§ Source code of charts:
----------

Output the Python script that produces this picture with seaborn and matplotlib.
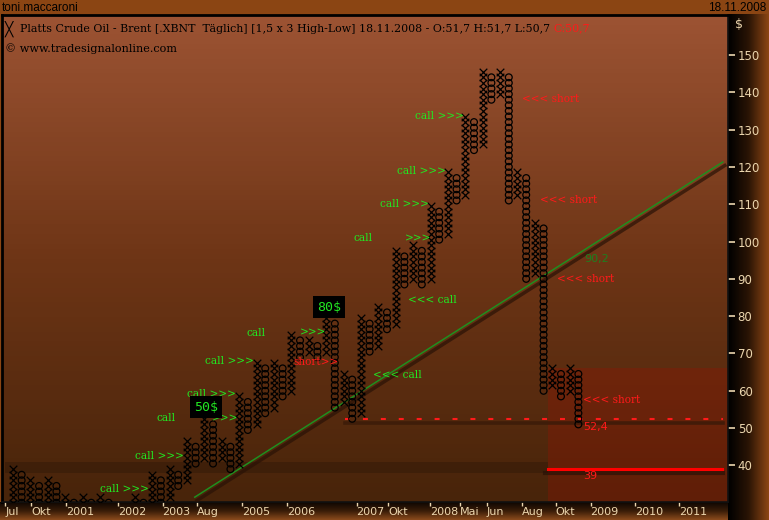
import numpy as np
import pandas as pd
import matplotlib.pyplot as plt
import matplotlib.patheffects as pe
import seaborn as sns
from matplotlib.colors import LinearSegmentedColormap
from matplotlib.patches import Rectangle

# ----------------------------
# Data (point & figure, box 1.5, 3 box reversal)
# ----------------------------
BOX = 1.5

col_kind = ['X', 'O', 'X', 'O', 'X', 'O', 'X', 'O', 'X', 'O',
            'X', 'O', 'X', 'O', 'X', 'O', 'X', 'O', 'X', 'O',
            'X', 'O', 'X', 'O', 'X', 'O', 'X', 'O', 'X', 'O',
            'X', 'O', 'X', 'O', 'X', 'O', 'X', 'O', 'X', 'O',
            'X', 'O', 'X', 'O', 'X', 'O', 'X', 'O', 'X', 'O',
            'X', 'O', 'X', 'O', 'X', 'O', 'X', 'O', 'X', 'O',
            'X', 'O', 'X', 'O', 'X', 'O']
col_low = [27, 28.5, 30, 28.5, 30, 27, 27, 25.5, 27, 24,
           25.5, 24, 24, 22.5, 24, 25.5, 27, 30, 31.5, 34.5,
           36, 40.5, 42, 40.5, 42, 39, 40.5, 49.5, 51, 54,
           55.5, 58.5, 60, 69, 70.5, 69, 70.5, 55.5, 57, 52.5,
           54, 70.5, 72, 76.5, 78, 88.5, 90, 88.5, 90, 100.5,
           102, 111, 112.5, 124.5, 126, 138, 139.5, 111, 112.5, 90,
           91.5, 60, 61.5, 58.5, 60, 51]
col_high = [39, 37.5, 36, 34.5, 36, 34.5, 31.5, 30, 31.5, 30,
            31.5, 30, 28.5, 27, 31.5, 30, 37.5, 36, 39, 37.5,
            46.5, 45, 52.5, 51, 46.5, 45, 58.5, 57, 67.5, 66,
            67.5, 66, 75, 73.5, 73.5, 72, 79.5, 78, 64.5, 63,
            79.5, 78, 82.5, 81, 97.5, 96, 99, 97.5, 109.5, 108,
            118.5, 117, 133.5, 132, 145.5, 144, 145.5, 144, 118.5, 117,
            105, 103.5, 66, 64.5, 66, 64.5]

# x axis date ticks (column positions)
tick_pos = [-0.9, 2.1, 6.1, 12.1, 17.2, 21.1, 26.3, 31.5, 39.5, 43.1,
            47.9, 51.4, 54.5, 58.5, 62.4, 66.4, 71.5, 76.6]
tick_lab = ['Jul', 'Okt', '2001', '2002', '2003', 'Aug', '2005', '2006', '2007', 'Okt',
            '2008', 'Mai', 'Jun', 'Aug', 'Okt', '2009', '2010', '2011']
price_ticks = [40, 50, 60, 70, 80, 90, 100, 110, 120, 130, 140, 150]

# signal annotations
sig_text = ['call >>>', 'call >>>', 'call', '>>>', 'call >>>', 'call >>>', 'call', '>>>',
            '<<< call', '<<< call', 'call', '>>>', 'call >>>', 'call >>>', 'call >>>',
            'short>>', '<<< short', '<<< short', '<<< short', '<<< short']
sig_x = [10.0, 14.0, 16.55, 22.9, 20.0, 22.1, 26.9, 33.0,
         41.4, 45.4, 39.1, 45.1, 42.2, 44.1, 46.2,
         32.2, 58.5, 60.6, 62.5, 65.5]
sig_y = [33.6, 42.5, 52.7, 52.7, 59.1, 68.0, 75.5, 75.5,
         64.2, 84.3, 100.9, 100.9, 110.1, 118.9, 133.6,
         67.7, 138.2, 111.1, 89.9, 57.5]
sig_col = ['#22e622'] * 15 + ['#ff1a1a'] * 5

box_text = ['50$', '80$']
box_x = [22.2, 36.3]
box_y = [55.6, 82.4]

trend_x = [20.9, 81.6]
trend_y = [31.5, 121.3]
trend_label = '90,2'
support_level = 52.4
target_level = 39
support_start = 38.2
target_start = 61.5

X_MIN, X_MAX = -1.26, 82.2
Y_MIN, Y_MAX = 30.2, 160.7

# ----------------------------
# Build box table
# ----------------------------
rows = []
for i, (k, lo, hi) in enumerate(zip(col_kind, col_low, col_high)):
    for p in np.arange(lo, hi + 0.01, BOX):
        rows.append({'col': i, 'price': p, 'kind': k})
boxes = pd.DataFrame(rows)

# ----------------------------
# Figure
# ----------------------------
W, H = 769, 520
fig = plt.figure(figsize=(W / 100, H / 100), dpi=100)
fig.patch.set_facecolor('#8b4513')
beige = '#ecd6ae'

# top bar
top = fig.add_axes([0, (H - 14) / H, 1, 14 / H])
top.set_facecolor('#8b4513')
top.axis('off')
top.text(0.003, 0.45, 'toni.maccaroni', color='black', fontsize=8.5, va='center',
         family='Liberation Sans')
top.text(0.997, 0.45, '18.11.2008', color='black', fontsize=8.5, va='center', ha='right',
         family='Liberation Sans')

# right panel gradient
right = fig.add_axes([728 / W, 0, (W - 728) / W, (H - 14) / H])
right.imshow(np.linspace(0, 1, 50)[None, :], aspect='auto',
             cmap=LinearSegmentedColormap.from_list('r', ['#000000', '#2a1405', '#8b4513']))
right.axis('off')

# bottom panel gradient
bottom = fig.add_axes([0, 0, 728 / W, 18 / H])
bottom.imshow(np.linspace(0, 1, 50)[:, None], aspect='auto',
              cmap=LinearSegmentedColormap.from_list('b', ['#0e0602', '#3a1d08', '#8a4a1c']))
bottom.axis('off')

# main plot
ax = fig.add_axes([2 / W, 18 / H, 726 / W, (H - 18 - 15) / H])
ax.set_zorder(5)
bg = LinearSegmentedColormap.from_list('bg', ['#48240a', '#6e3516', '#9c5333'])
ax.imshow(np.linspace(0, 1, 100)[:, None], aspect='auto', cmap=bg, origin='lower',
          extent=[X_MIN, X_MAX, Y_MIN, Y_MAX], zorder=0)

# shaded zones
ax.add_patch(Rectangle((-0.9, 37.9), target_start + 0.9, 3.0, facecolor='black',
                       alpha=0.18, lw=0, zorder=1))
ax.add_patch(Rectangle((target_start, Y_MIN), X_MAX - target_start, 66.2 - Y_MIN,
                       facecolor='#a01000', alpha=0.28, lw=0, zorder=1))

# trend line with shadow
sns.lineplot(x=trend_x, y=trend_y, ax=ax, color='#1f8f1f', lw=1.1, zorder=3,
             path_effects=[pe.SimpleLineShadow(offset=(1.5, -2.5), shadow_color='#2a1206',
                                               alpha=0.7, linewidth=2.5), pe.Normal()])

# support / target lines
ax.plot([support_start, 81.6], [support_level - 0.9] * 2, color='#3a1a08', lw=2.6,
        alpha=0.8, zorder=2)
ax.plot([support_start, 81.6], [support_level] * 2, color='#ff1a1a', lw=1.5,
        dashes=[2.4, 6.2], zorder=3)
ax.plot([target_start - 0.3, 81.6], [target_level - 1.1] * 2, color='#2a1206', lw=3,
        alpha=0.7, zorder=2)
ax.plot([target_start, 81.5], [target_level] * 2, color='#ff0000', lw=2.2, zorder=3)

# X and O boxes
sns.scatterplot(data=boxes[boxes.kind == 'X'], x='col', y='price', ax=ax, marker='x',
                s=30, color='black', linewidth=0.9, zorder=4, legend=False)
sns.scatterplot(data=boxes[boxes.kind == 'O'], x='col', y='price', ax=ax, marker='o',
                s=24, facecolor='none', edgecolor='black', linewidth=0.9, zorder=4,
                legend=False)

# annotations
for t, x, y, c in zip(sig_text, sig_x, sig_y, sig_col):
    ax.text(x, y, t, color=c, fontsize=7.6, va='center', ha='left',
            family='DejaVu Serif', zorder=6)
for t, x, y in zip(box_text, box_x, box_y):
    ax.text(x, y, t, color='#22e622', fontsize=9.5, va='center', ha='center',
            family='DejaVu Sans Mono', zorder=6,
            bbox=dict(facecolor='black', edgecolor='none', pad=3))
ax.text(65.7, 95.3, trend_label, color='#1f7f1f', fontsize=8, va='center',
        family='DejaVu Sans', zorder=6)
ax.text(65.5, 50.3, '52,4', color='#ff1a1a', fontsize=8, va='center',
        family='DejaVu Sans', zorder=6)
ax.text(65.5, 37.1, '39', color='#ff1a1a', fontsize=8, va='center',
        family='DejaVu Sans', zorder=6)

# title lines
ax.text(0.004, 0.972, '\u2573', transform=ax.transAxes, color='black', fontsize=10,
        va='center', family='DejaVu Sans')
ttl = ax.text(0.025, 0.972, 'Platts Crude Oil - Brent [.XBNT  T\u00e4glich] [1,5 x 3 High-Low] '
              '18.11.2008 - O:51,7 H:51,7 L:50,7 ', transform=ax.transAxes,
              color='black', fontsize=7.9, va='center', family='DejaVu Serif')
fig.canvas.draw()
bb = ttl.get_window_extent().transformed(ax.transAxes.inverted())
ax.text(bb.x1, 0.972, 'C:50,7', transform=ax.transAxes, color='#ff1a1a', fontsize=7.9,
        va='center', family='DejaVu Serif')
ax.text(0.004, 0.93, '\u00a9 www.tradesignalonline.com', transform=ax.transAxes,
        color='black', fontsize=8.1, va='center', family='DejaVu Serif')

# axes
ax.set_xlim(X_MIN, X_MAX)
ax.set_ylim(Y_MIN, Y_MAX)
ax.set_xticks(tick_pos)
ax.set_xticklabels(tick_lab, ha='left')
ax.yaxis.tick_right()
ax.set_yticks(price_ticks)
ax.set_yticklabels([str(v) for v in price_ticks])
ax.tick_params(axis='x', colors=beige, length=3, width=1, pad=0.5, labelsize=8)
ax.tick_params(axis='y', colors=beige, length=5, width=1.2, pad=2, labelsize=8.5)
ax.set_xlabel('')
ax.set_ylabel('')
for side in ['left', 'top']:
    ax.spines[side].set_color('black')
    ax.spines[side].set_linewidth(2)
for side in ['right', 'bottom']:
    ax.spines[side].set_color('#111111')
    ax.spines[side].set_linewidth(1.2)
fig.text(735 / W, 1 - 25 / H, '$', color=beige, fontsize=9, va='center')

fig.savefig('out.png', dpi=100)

----------

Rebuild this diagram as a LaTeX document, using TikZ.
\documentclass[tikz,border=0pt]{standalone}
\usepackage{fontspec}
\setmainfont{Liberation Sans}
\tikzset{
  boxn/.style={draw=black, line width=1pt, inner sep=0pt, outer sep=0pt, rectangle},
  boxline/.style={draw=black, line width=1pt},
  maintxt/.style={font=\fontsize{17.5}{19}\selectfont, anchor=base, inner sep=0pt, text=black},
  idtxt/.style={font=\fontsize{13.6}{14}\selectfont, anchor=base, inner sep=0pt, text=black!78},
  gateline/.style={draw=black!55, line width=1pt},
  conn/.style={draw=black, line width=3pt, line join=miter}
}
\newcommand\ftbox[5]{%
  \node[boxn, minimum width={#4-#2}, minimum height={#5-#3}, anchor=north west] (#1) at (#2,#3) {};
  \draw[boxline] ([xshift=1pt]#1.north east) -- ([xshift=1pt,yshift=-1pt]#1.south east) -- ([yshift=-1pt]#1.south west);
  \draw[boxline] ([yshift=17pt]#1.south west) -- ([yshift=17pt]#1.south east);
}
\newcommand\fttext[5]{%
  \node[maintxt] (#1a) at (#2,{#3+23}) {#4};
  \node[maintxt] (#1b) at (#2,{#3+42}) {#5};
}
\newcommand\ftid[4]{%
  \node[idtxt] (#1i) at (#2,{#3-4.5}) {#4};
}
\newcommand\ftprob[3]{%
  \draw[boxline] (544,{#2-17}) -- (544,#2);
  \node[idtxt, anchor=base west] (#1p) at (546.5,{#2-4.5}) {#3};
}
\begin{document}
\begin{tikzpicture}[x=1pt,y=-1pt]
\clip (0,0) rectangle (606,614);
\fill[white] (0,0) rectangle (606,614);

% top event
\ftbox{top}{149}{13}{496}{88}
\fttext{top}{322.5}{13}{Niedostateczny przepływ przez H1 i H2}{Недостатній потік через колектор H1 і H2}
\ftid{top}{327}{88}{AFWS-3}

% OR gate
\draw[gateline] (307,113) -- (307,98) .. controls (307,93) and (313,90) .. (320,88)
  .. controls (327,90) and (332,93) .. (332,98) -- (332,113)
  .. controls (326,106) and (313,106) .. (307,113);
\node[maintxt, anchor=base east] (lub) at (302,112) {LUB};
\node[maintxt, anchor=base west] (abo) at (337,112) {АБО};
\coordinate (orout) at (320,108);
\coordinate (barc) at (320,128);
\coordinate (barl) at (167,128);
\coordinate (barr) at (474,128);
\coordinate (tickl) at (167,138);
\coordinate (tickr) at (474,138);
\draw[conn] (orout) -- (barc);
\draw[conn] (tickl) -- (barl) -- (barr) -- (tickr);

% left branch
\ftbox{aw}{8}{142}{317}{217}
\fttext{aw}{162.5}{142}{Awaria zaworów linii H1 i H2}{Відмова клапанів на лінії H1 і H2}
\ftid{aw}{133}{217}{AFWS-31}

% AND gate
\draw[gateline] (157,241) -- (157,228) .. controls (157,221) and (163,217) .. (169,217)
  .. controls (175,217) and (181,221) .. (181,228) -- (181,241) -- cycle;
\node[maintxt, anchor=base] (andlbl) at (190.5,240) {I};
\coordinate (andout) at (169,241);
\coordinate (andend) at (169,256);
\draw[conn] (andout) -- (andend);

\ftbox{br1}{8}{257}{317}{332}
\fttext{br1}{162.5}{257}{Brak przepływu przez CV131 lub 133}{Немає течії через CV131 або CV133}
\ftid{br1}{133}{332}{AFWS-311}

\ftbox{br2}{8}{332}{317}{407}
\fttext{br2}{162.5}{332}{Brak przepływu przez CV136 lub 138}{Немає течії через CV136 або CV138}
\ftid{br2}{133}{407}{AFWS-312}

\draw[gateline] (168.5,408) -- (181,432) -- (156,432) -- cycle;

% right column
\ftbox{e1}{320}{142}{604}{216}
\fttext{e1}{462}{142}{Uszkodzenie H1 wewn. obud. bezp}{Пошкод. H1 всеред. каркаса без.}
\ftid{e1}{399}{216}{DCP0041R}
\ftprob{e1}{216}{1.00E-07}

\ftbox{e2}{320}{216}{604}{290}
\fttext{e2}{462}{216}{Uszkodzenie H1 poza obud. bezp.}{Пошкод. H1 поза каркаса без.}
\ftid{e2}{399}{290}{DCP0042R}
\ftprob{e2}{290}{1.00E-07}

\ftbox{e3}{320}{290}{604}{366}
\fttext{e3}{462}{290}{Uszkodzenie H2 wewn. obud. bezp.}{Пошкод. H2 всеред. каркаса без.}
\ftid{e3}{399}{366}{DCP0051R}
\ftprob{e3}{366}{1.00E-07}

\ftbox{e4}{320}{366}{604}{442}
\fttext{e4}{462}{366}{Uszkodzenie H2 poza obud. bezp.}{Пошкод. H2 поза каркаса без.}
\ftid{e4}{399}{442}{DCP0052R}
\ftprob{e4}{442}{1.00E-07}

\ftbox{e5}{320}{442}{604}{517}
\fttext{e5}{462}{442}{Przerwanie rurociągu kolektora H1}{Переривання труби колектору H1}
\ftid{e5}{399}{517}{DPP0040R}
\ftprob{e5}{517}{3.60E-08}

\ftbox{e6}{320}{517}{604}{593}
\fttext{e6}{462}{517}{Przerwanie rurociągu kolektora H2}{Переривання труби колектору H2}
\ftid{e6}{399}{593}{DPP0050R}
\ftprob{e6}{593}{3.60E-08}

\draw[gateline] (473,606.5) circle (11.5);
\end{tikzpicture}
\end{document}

----------

§ DIRECTIVE:
In the entries above, count each line with "matplotlib"; reply with the total only.

§ TASK ANSWER:
5